ホーム | 日系社会ニュース | アマゾン=日本企業が金採掘事業へ=環境に配慮し工場建設

アマゾン=日本企業が金採掘事業へ=環境に配慮し工場建設

ニッケイ新聞 2008年10月30日付け

 FIVE・STAR社(恒川久男代表取締役)=本社・東京都=はアマゾナス州マウエス市に一万ヘクタールの土地を取得し、環境に考慮した金採掘事業を来年から開始すると発表した。初期投資額は約十億円で、すでに採掘が行われている鉱区の土地や採掘権を購入、インフラ整備や工場建設を行う。
 「私も実際に金を手掘りしました。ボコボコと塊がでてきて、思いのほか簡単で驚き、これならいけると決断しました」
 十四日に初来伯した恒川社長(36、愛知県出身)は現地を視察した感想を、そう述べた。昨年はアフリカのリベリア、モンゴルを視察したが、未掘状態で投資に至らなかった。
 「環境に配慮した鉱山開発をするため、日本から技師を呼んで工場を作ります」。従来の水銀方式では環境汚染の心配があった。
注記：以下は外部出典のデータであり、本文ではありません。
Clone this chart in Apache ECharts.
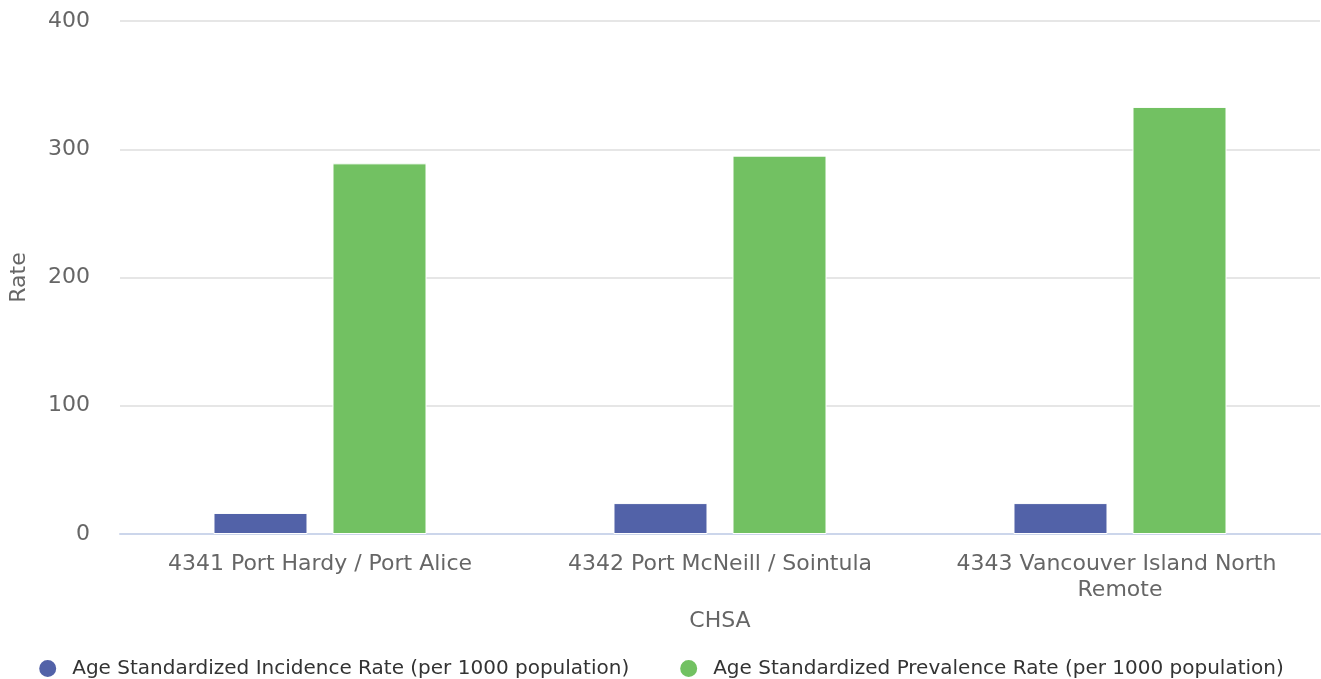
<!DOCTYPE html>
<html><head><meta charset="utf-8">
<script src="https://cdn.jsdelivr.net/npm/echarts@6/dist/echarts.min.js"></script>
<style>html,body{margin:0;padding:0;background:#fff}#c{width:1321px;height:679px}</style>
</head><body><div id="c"></div>
<script>
const categories = ["4341 Port Hardy / Port Alice", "4342 Port McNeill / Sointula", "4343 Vancouver Island North Remote"];
const incidence = [16.4, 24.1, 24.1];
const prevalence = [289, 295, 333];
const seriesNames = ["Age Standardized Incidence Rate (per 1000 population)", "Age Standardized Prevalence Rate (per 1000 population)"];
const yTicks = [0, 100, 200, 300, 400];

const font = "DejaVu Sans";
const chart = echarts.init(document.getElementById('c'), null, {renderer: 'canvas'});
chart.setOption({
  animation: false,
  textStyle: {fontFamily: font},
  grid: {left: 120, right: 1, top: 21, bottom: 145, containLabel: false, outerBoundsMode: 'none'},
  legend: {
    top: 653, left: 'center', itemGap: 49, icon: 'circle', itemWidth: 19, itemHeight: 19,
    textStyle: {fontFamily: font, fontSize: 20, color: '#333', padding: [0, 0, 0, 10]},
    data: seriesNames
  },
  xAxis: {
    type: 'category', data: categories,
    name: 'CHSA', nameLocation: 'middle', nameGap: 76,
    nameTextStyle: {fontFamily: font, fontSize: 22, color: '#666'},
    axisLine: {lineStyle: {color: '#ccd6eb', width: 2}},
    axisTick: {show: false},
    axisLabel: {interval: 0, hideOverlap: false, fontFamily: font, fontSize: 22, color: '#666', margin: 17, width: 360, overflow: 'break', lineHeight: 26, align: 'center'}
  },
  yAxis: {
    type: 'value', min: yTicks[0], max: yTicks[yTicks.length - 1], interval: 100,
    name: 'Rate', nameLocation: 'middle', nameGap: 90,
    nameTextStyle: {fontFamily: font, fontSize: 22, color: '#666'},
    axisLine: {show: false}, axisTick: {show: false},
    splitLine: {lineStyle: {color: '#e6e6e6', width: 2}},
    axisLabel: {fontFamily: font, fontSize: 22, color: '#666', margin: 30}
  },
  series: [
    {name: seriesNames[0], type: 'bar', data: incidence, barWidth: 94, barGap: '26.6%',
     itemStyle: {color: '#5262a8', borderColor: '#ffffff', borderWidth: 1}},
    {name: seriesNames[1], type: 'bar', data: prevalence, barWidth: 94,
     itemStyle: {color: '#72c162', borderColor: '#ffffff', borderWidth: 1}}
  ]
});
</script></body></html>
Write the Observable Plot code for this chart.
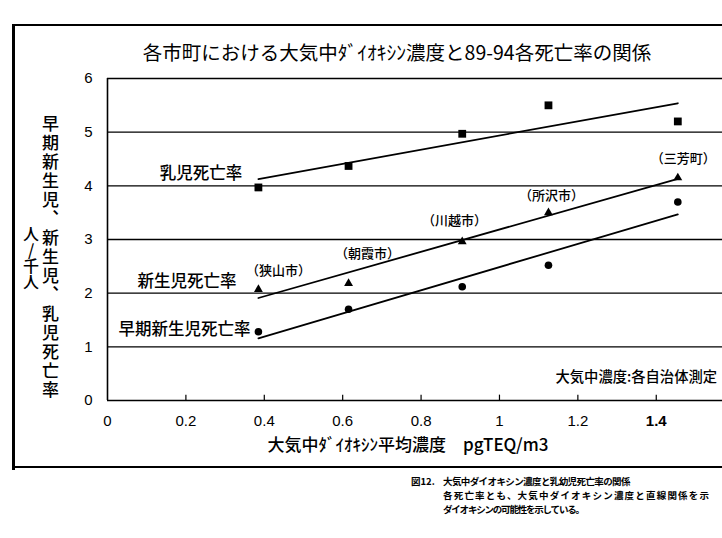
<!DOCTYPE html>
<html>
<head>
<meta charset="utf-8">
<script src="https://cdn.jsdelivr.net/npm/d3@7"></script>
<script src="https://cdn.jsdelivr.net/npm/@observablehq/plot@0.6"></script>
<style>
  html, body { margin: 0; padding: 0; background: #fff; overflow: hidden; }
  #wrap { position: relative; width: 722px; height: 538px; overflow: hidden; background: #fff; color: #000; }
  #chart { position: absolute; left: 0; top: 0; }
  .jp { font-family: "Noto Sans CJK JP", "Noto Sans", sans-serif; position: absolute; white-space: nowrap; color: #000; }
  .line { position: absolute; background: #000; }
</style>
</head>
<body>
<div id="wrap">
  <div class="line" style="left:12px; top:24px; width:710px; height:2px;"></div>
  <div class="line" style="left:12px; top:24px; width:3px; height:446px;"></div>
  <div class="line" style="left:12px; top:466px; width:710px; height:2px;"></div>
  <div id="chart"></div>
  <div class="jp" id="title" style="left:0; width:794px; text-align:center; top:37px; font-size:19.5px; font-weight:400;">各市町における大気中ﾀﾞｲｵｷｼﾝ濃度と89-94各死亡率の関係</div>
  <div class="jp" id="xlabel" style="left:0; width:816px; text-align:center; top:431px; font-size:17px; font-weight:500;">大気中ﾀﾞｲｵｷｼﾝ平均濃度　pgTEQ/m3</div>
  <div class="jp" id="ylabel1" style="left:38px; top:115px; font-size:17px; letter-spacing:2px; writing-mode:vertical-rl; text-orientation:upright; font-weight:500;">早期新生児、新生児、乳児死亡率</div>
  <div class="jp" id="ylabel2" style="left:19px; top:226px; font-size:16px; letter-spacing:0px; writing-mode:vertical-rl; text-orientation:upright; font-weight:500;">人/千人</div>
  <div class="jp" style="left:411px; top:474px; font-size:9.5px; font-weight:700;">図12.</div>
  <div class="jp" style="left:443px; top:474px; font-size:9.5px; font-weight:700; letter-spacing:-0.6px;">大気中ダイオキシン濃度と乳幼児死亡率の関係</div>
  <div class="jp" style="left:443px; top:488px; font-size:9.5px; font-weight:700; letter-spacing:1.2px;">各死亡率とも、大気中ダイオキシン濃度と直線関係を示</div>
  <div class="jp" style="left:443px; top:502px; font-size:9.5px; font-weight:700; letter-spacing:-1.2px;">ダイオキシンの可能性を示している。</div>
</div>
<script>
// ---- data ----
const xTicks = [0, 0.2, 0.4, 0.6, 0.8, 1, 1.2, 1.4];
const yTicks = [0, 1, 2, 3, 4, 5, 6];
const cities = ["（狭山市）", "（朝霞市）", "（川越市）", "（所沢市）", "（三芳町）"];
const conc = [0.385, 0.615, 0.905, 1.125, 1.455];          // 大気中ダイオキシン平均濃度 pgTEQ/m3
const infant = [3.97, 4.37, 4.97, 5.5, 5.2];              // 乳児死亡率
const neonatal = [2.07, 2.18, 2.96, 3.5, 4.15];           // 新生児死亡率
const earlyNeonatal = [1.28, 1.7, 2.12, 2.52, 3.7];       // 早期新生児死亡率
const seriesNames = ["乳児死亡率", "新生児死亡率", "早期新生児死亡率"];
const note = "大気中濃度:各自治体測定";

// annotation anchors (data units)
const cityLabelX = [0.436, 0.663, 0.885, 1.133, 1.469];
const cityLabelY = [2.42, 2.74, 3.35, 3.82, 4.51];
const seriesLabelX = [0.344, 0.329, 0.365];
const seriesLabelY = [4.23, 2.22, 1.32];

const rows = conc.map((x, i) => ({x, infant: infant[i], neonatal: neonatal[i], early: earlyNeonatal[i]}));
const cityRows = cities.map((t, i) => ({t, x: cityLabelX[i], y: cityLabelY[i]}));
const seriesRows = seriesNames.map((t, i) => ({t, x: seriesLabelX[i], y: seriesLabelY[i]}));

const JP = "Noto Sans CJK JP";

const chart = Plot.plot({
  width: 722,
  height: 538,
  marginLeft: 107,
  marginRight: 0,
  marginTop: 78,
  marginBottom: 138,
  x: {domain: [0, 1.569]},
  y: {domain: [0, 6]},
  style: {fontFamily: "Liberation Sans, Arial, sans-serif", fontSize: "15px", background: "transparent", color: "#000", overflow: "visible"},
  marks: [
    Plot.ruleY(yTicks.slice(1), {stroke: "#000", strokeWidth: 1.3}),
    Plot.ruleY([0], {stroke: "#000", strokeWidth: 1.6}),
    Plot.ruleX([0], {stroke: "#000", strokeWidth: 1.6}),
    Plot.ruleX(xTicks.slice(1), {y1: 0, y2: 0.1, stroke: "#000", strokeWidth: 1.2}),
    Plot.axisY(yTicks, {tickSize: 0, tickPadding: 15, label: null, fontSize: 15, tickFormat: d => String(d)}),
    Plot.axisX(xTicks, {tickSize: 0, tickPadding: 15, label: null, fontSize: 15, tickFormat: d => String(Math.round(d * 10) / 10)}),
    Plot.linearRegressionY(rows, {x: "x", y: "infant", ci: 0, stroke: "#000", strokeWidth: 1.8}),
    Plot.linearRegressionY(rows, {x: "x", y: "neonatal", ci: 0, stroke: "#000", strokeWidth: 1.8}),
    Plot.linearRegressionY(rows, {x: "x", y: "early", ci: 0, stroke: "#000", strokeWidth: 1.8}),
    Plot.dot(rows, {x: "x", y: "infant", symbol: "square", r: 4.4, fill: "#000"}),
    Plot.dot(rows, {x: "x", y: "neonatal", symbol: "triangle", r: 3.3, fill: "#000"}),
    Plot.dot(rows, {x: "x", y: "early", symbol: "circle", r: 3.8, fill: "#000"}),
    Plot.text(cityRows, {x: "x", y: "y", text: "t", fontFamily: JP, fontSize: 13, fill: "#000", fontWeight: 500}),
    Plot.text(seriesRows, {x: "x", y: "y", text: "t", textAnchor: "end", fontFamily: JP, fontSize: 16.5, fill: "#000", fontWeight: 500}),
    Plot.text([note], {x: 1.143, y: 0.43, text: d => d, textAnchor: "start", fontFamily: JP, fontSize: 14.3, fill: "#000", fontWeight: 500})
  ]
});
d3.select(chart).selectAll("text").filter(function () { return this.textContent === "1.4"; }).attr("font-weight", "bold");
document.getElementById("chart").appendChild(chart);
</script>
</body>
</html>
工場が稼動すれば一日百トンの土を堀る能力がある。
 カナダの上場資源会社ゴールデンスターリソース社が二〇〇〇年に現地調査をし、現在の鉱区一・六ヘクタールだけで二十三トンの金が埋蔵されていると推定。一トンあたり平均八十グラムの埋蔵量があるとされる。
 「一万ヘクタールの地区全体では六十トンはくだらないと鉱山動力省の方が言っていました」と恒川社長は補足する。市場価格では二百億円にもなる量だ。
 「初期投資分は算段済みだが、必要に応じて日本で投資を募る」という。採掘された金をブラジルで販売し、売上を再投資に充てる計画だという。
 現地の管理会社としてAmambras社と契約も結んだ。年内にブラジル支社の登記手続きを終了させ、来年三月には工場を稼動させる予定。恒川社長は二十四日に帰路についた。